Bellamy also attempts to make his ideas more palatable to his audience with Julian West, a representative of the nineteenth century who is transported to the twentieth century. Because he is like them, Bellamy's audience can more easily identify with Julian, an enthusiastic supporter of Bellamy's ideal social system. Through Julian, Bellamy anticipates the questions and reservations of his audience. Through Doctor Leete, he rationally and systematically responds to these concerns. Doctor Leete, the kindly retired father, functions as an appealing mouthpiece for Bellamy's ideas on social reform. The relationship between Leete and Julian mirrors the relationship between Bellamy and his readers. He hopes that Julian's difficult and confusing conversion to Leete's philosophy will be mirrored in his readers.
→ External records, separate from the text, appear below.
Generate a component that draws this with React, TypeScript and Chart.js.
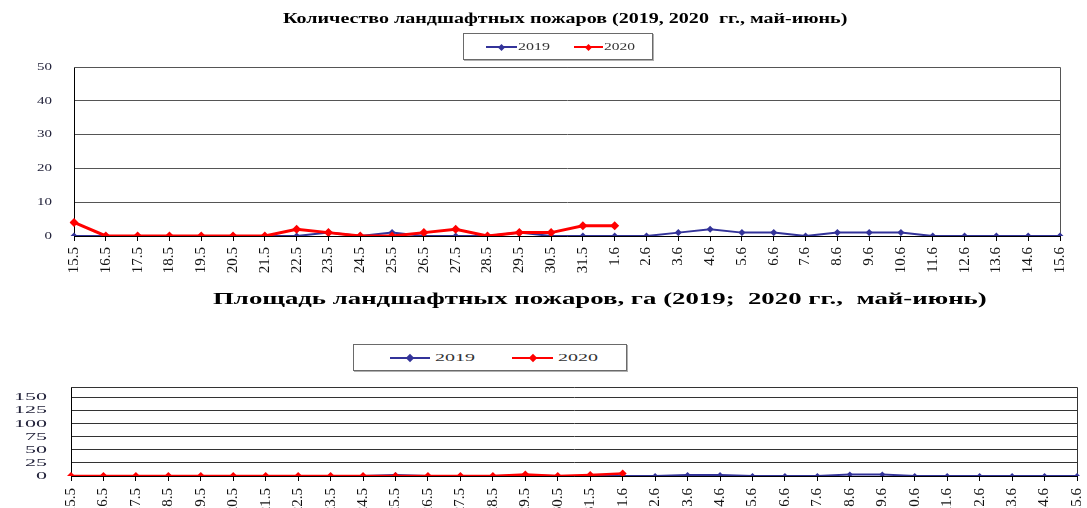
import React, { useEffect, useLayoutEffect, useRef, useState } from "react";
import { Chart, registerables } from "chart.js";

Chart.register(...registerables);

const categories = [
  "15.5", "16.5", "17.5", "18.5", "19.5", "20.5", "21.5", "22.5", "23.5", "24.5",
  "25.5", "26.5", "27.5", "28.5", "29.5", "30.5", "31.5", "1.6", "2.6", "3.6",
  "4.6", "5.6", "6.6", "7.6", "8.6", "9.6", "10.6", "11.6", "12.6", "13.6",
  "14.6", "15.6",
];

const count2019 = [0, 0, 0, 0, 0, 0, 0, 0, 1, 0, 1, 0, 0, 0, 1, 0, 0, 0, 0, 1, 2, 1, 1, 0, 1, 1, 1, 0, 0, 0, 0, 0];
const count2020 = [4, 0, 0, 0, 0, 0, 0, 2, 1, 0, 0, 1, 2, 0, 1, 1, 3, 3, null, null, null, null, null, null, null, null, null, null, null, null, null, null];

const area2019 = [0, 0, 0, 0, 0, 0, 0, 0, 0, 0, 2, 0, 0, 0, 1, 0, 0, 0, 0, 2, 2, 0, 0, 0, 3, 3, 0, 0, 0, 0, 0, 0];
const area2020 = [0, 0, 0, 0, 0, 0, 0, 0, 0, 0, 0, 0, 0, 0, 3, 0, 2, 5, null, null, null, null, null, null, null, null, null, null, null, null, null, null];

const countTicks = [0, 10, 20, 30, 40, 50];
const areaTicks = [0, 25, 50, 75, 100, 125, 150];

const seriesNames = ["2019", "2020"];
const titleCount = "Количество ландшафтных пожаров (2019, 2020  гг., май-июнь)";
const titleArea = "Площадь ландшафтных пожаров, га (2019;  2020 гг.,  май-июнь)";

const BLUE = "#333399";
const RED = "#ff0000";
const SERIF = '"Liberation Serif", "Times New Roman", serif';

const yLabelPlugin = {
  id: "yLabels",
  afterDraw(chart: any, _args: any, opts: any) {
    const scale = chart.scales.y;
    const ctx = chart.ctx;
    ctx.save();
    ctx.font = opts.font;
    ctx.fillStyle = opts.color;
    ctx.textAlign = "right";
    ctx.textBaseline = "middle";
    for (const v of opts.values) {
      const y = scale.getPixelForValue(v);
      ctx.save();
      ctx.translate(opts.right, y);
      ctx.scale(opts.scaleX, 1);
      ctx.fillText(String(v), 0, 0);
      ctx.restore();
    }
    ctx.restore();
  },
};

const xLabelPlugin = {
  id: "xLabels",
  afterDraw(chart: any, _args: any, opts: any) {
    const scale = chart.scales.x;
    const ctx = chart.ctx;
    const labels = chart.data.labels as string[];
    ctx.save();
    ctx.font = opts.font;
    ctx.fillStyle = opts.color;
    ctx.textAlign = "right";
    ctx.textBaseline = "middle";
    const y0 = scale.top + opts.gap;
    labels.forEach((lab, i) => {
      const x = scale.getPixelForTick(i);
      ctx.save();
      ctx.translate(x, y0);
      ctx.rotate(-Math.PI / 2);
      ctx.fillText(lab, 0, 0);
      ctx.restore();
    });
    ctx.restore();
  },
};

const framePlugin = {
  id: "frame",
  beforeDatasetsDraw(chart: any, _args: any, opts: any) {
    const { ctx, chartArea } = chart;
    ctx.save();
    ctx.strokeStyle = opts.color;
    ctx.lineWidth = 1;
    ctx.beginPath();
    const t = Math.round(chartArea.top) + 0.5;
    const r = Math.round(chartArea.right) + 0.5;
    ctx.moveTo(Math.round(chartArea.left), t);
    ctx.lineTo(r, t);
    ctx.lineTo(r, Math.round(chartArea.bottom));
    ctx.stroke();
    ctx.restore();
  },
};

type ChartCfg = {
  width: number;
  height: number;
  data2019: (number | null)[];
  data2020: (number | null)[];
  ticks: number[];
  max: number;
  padding: { top: number; right: number; left: number; bottom: number };
  yWidth: number;
  xHeight: number;
  xGap: number;
  gridColor: string;
  yFont: string;
  yScaleX: number;
  yRight: number;
  blueW: number;
  redW: number;
  blueR: number;
  redR: number;
};

function LineChart(p: ChartCfg) {
  const ref = useRef<HTMLCanvasElement>(null);
  useEffect(() => {
    if (!ref.current) return;
    const chart = new Chart(ref.current, {
      type: "line",
      data: {
        labels: categories,
        datasets: [
          {
            label: seriesNames[0],
            data: p.data2019,
            borderColor: BLUE,
            backgroundColor: BLUE,
            borderWidth: p.blueW,
            pointStyle: "rectRot",
            pointRadius: p.blueR,
            pointBorderWidth: 0,
            pointBackgroundColor: BLUE,
            tension: 0,
            order: 2,
          },
          {
            label: seriesNames[1],
            data: p.data2020,
            borderColor: RED,
            backgroundColor: RED,
            borderWidth: p.redW,
            pointStyle: "rectRot",
            pointRadius: p.redR,
            pointBorderWidth: 0,
            pointBackgroundColor: RED,
            tension: 0,
            spanGaps: false,
            order: 1,
          },
        ],
      },
      options: {
        animation: false,
        responsive: false,
        maintainAspectRatio: false,
        layout: { padding: p.padding },
        plugins: {
          legend: { display: false },
          title: { display: false },
          tooltip: { enabled: false },
          yLabels: { values: p.ticks, font: p.yFont, color: "#22223a", scaleX: p.yScaleX, right: p.yRight },
          xLabels: { gap: p.xGap, font: `15px ${SERIF}`, color: "#111" },
          frame: { color: p.gridColor },
        } as any,
        scales: {
          x: {
            offset: false,
            grid: { drawOnChartArea: false, drawTicks: true, tickLength: 5, color: "#000" },
            border: { display: true, color: "#000", width: 1 },
            ticks: { display: false, autoSkip: false },
            afterFit: (s: any) => {
              s.height = p.xHeight;
              s.paddingLeft = 0;
              s.paddingRight = 0;
            },
          },
          y: {
            min: 0,
            max: p.max,
            afterBuildTicks: (s: any) => {
              s.ticks = p.ticks.map((v) => ({ value: v }));
            },
            grid: { color: p.gridColor, drawTicks: false, lineWidth: 1 },
            border: { display: true, color: "#000", width: 1 },
            ticks: { display: false },
            afterFit: (s: any) => {
              s.width = p.yWidth;
            },
          },
        },
      },
      plugins: [yLabelPlugin, xLabelPlugin, framePlugin],
    } as any);
    return () => chart.destroy();
  }, []);
  return <canvas ref={ref} width={p.width} height={p.height} style={{ display: "block", width: p.width, height: p.height }} />;
}

function FitText(props: { text: string; left: number; top: number; width: number; font: string; color?: string }) {
  const ref = useRef<HTMLSpanElement>(null);
  const [sx, setSx] = useState(1);
  useLayoutEffect(() => {
    const el = ref.current;
    if (!el) return;
    const w = el.offsetWidth;
    if (w > 0) setSx(props.width / w);
  }, [props.text, props.width, props.font]);
  return (
    <span
      ref={ref}
      style={{
        position: "absolute",
        left: props.left,
        top: props.top,
        font: props.font,
        lineHeight: 1,
        color: props.color || "#000",
        whiteSpace: "pre",
        transform: `scaleX(${sx})`,
        transformOrigin: "0 0",
      }}
    >
      {props.text}
    </span>
  );
}

function LegendMark(props: { x1: number; x2: number; y: number; color: string; size: number }) {
  const cx = (props.x1 + props.x2) / 2;
  return (
    <>
      <div style={{ position: "absolute", left: props.x1, top: props.y - 1, width: props.x2 - props.x1, height: 2, background: props.color }} />
      <div
        style={{
          position: "absolute",
          left: cx - props.size / 2,
          top: props.y - props.size / 2,
          width: props.size,
          height: props.size,
          background: props.color,
          transform: "rotate(45deg)",
        }}
      />
    </>
  );
}

function LegendBox(props: { left: number; top: number; width: number; height: number }) {
  return (
    <div
      style={{
        position: "absolute",
        left: props.left,
        top: props.top,
        width: props.width,
        height: props.height,
        boxSizing: "border-box",
        border: "1px solid #6a6a6a",
        boxShadow: "1px 1px 0 #b0b0b0",
        background: "#fff",
      }}
    />
  );
}

export default function App() {
  return (
    <div style={{ position: "absolute", left: 0, top: 0, width: 1087, height: 508, overflow: "hidden", background: "#fff" }}>
      <div style={{ position: "absolute", left: 0, top: 0 }}>
        <LineChart
          width={1087}
          height={300}
          data2019={count2019}
          data2020={count2020}
          ticks={countTicks}
          max={50}
          padding={{ top: 67, right: 27, left: 0, bottom: 0 }}
          yWidth={74}
          xHeight={64}
          xGap={11}
          gridColor="#555"
          yFont={`11px ${SERIF}`}
          yScaleX={1.36}
          yRight={52}
          blueW={2}
          redW={3}
          blueR={3.5}
          redR={4.5}
        />
      </div>
      <div style={{ position: "absolute", left: 0, top: 380 }}>
        <LineChart
          width={1087}
          height={140}
          data2019={area2019}
          data2020={area2020}
          ticks={areaTicks}
          max={170}
          padding={{ top: 7, right: 10, left: 0, bottom: 0 }}
          yWidth={71}
          xHeight={44}
          xGap={12}
          gridColor="#333"
          yFont={`11px ${SERIF}`}
          yScaleX={2.0}
          yRight={47}
          blueW={2}
          redW={2.5}
          blueR={3}
          redR={4}
        />
      </div>

      <FitText text={titleCount} left={283} top={11} width={564} font={`bold 15px ${SERIF}`} />
      <LegendBox left={463} top={33} width={190} height={27} />
      <LegendMark x1={486} x2={517} y={47} color={BLUE} size={5} />
      <FitText text={seriesNames[0]} left={518} top={41} width={32} font={`11px ${SERIF}`} color="#333" />
      <LegendMark x1={574} x2={603} y={47} color={RED} size={5} />
      <FitText text={seriesNames[1]} left={604} top={41} width={31} font={`11px ${SERIF}`} color="#333" />

      <FitText text={titleArea} left={213} top={290} width={774} font={`bold 17px ${SERIF}`} />
      <LegendBox left={353} top={344} width={274} height={27} />
      <LegendMark x1={390} x2={430} y={358} color={BLUE} size={6} />
      <FitText text={seriesNames[0]} left={435} top={352} width={40} font={`11px ${SERIF}`} color="#333" />
      <LegendMark x1={512} x2={553} y={358} color={RED} size={6} />
      <FitText text={seriesNames[1]} left={558} top={352} width={40} font={`11px ${SERIF}`} color="#333" />
    </div>
  );
}
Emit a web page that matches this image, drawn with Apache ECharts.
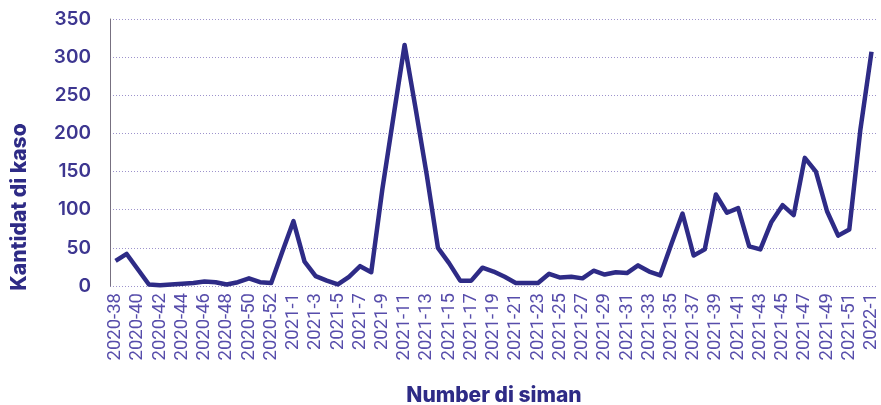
<!DOCTYPE html>
<html>
<head>
<meta charset="utf-8">
<script src="https://cdn.jsdelivr.net/npm/echarts@6/dist/echarts.min.js"></script>
<style>
  html, body { margin: 0; padding: 0; background: #fff; }
  #chart { width: 881px; height: 405px; }
</style>
</head>
<body>
<div id="chart"></div>
<script>
// weeks 2020-38 .. 2020-53, 2021-1 .. 2021-52, 2022-1
const weeks2020 = [38, 39, 40, 41, 42, 43, 44, 45, 46, 47, 48, 49, 50, 51, 52, 53];
const weeks2021 = [
  1, 2, 3, 4, 5, 6, 7, 8, 9, 10, 11, 12, 13, 14, 15, 16, 17, 18, 19, 20,
  21, 22, 23, 24, 25, 26, 27, 28, 29, 30, 31, 32, 33, 34, 35, 36, 37, 38, 39, 40,
  41, 42, 43, 44, 45, 46, 47, 48, 49, 50, 51, 52
];
const weeks2022 = [1];
const categories = []
  .concat(weeks2020.map(w => "2020-" + w))
  .concat(weeks2021.map(w => "2021-" + w))
  .concat(weeks2022.map(w => "2022-" + w));

// kantidat di kaso per siman
const cases = [
  33, 42, 22, 2, 1, 2, 3, 4, 6, 5, 2, 5, 10, 5, 4, 45,
  85, 32, 13, 7, 2, 12, 26, 18, 127, 222, 316, 232, 145, 50, 30, 7, 7, 24, 19, 12,
  4, 4, 4, 16, 11, 12, 10, 20, 15, 18, 17, 27, 19, 14, 55, 95, 40, 48, 120, 96,
  102, 52, 48, 84, 106, 93, 168, 150, 98, 66, 74, 205,
  307
];

const yTicks = { min: 0, max: 350, interval: 50 };

const navy = "#2e2b86";
const labelColor = "#3d3690";

const chart = echarts.init(document.getElementById("chart"));
chart.setOption({
  animation: false,
  grid: {
    left: 110,
    right: 3,
    top: 19,
    bottom: 119,
  },
  xAxis: {
    type: "category",
    data: categories,
    boundaryGap: true,
    axisLine: { show: false },
    axisTick: { show: false },
    axisLabel: {
      interval: 1,
      rotate: 90,
      margin: 7,
      color: "#574dab",
      fontFamily: "Roboto",
      fontSize: 18.5,
    },
  },
  yAxis: {
    type: "value",
    min: yTicks.min,
    max: yTicks.max,
    interval: yTicks.interval,
    axisLine: { show: true, lineStyle: { color: "#777080", width: 1 } },
    axisTick: { show: false },
    axisLabel: {
      margin: 19,
      color: labelColor,
      fontFamily: "Inter",
      fontWeight: 600,
      fontSize: 19,
    },
    splitLine: {
      lineStyle: { color: "#9d93cc", type: [1, 2], width: 1 },
    },
  },
  graphic: [
    {
      type: "text",
      x: 20,
      y: 207,
      rotation: Math.PI / 2,
      style: {
        text: "Kantidat di kaso",
        fill: navy,
        font: "800 21px Inter",
        textAlign: "center",
        textVerticalAlign: "middle",
      },
    },
    {
      type: "text",
      x: 494,
      y: 396,
      style: {
        text: "Number di siman",
        fill: navy,
        font: "800 21px Inter",
        textAlign: "center",
        textVerticalAlign: "middle",
      },
    },
  ],
  series: [
    {
      type: "line",
      data: cases,
      symbol: "none",
      lineStyle: { color: navy, width: 4.5, join: "round" },
    },
  ],
});
</script>
</body>
</html>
Nineteenth-century society was in awe of its industrial system of private capital. Compared to a feudal, agricultural society, an industrial economy based on private capital was a far more efficient means to produce and accumulate wealth. It allowed the production of cheap, mass-produced goods, so it raised the standard of living. However, the wealth produced was concentrated firmly in the hands of the privileged few. Bellamy attempts to persuade his readers to his point of view by arguing that an economy based on publicly-owned capital would enhance the characteristics that nineteenth-century society admired most about their industrial system. He argues that his ideal society would be vastly more efficient; labor would never be idle, and supply would far more closely match demand. He argues that the frequent gluts, shortages, strikes, and business failures under an economic system run on competition are immense wastes that would be eliminated under a system based on communal cooperation.

Although many members of nineteenth-century society were sensitive to the wide gap between the rich and the poor, many felt that there was no way to remove it. Others were insensitive, because they felt that the poor were inferior to the rich. Bellamy characterizes the rigid class stratification of the nineteenth century as a moral outrage, but he is aware of the danger that his readers will be alienated and insulted by the implied criticism directed at them. Therefore, he softens the blow by attributing this moral outrage to ignorance. Hence, Bellamy interweaves the appeals of rational logic and moral imperatives to draw his readers to his point of view. Although his ideal society still has yet to come into existence--and though the brutal, failed career of twentieth-century socialism may make it seem naive or obsolete-- Bellamy's novel was, in its own way, a success. Not only was it a popular hit, but it also influenced famous political, social, and economic theorists such as Thorstein Veblen, John Dewey, William Allen White, and others.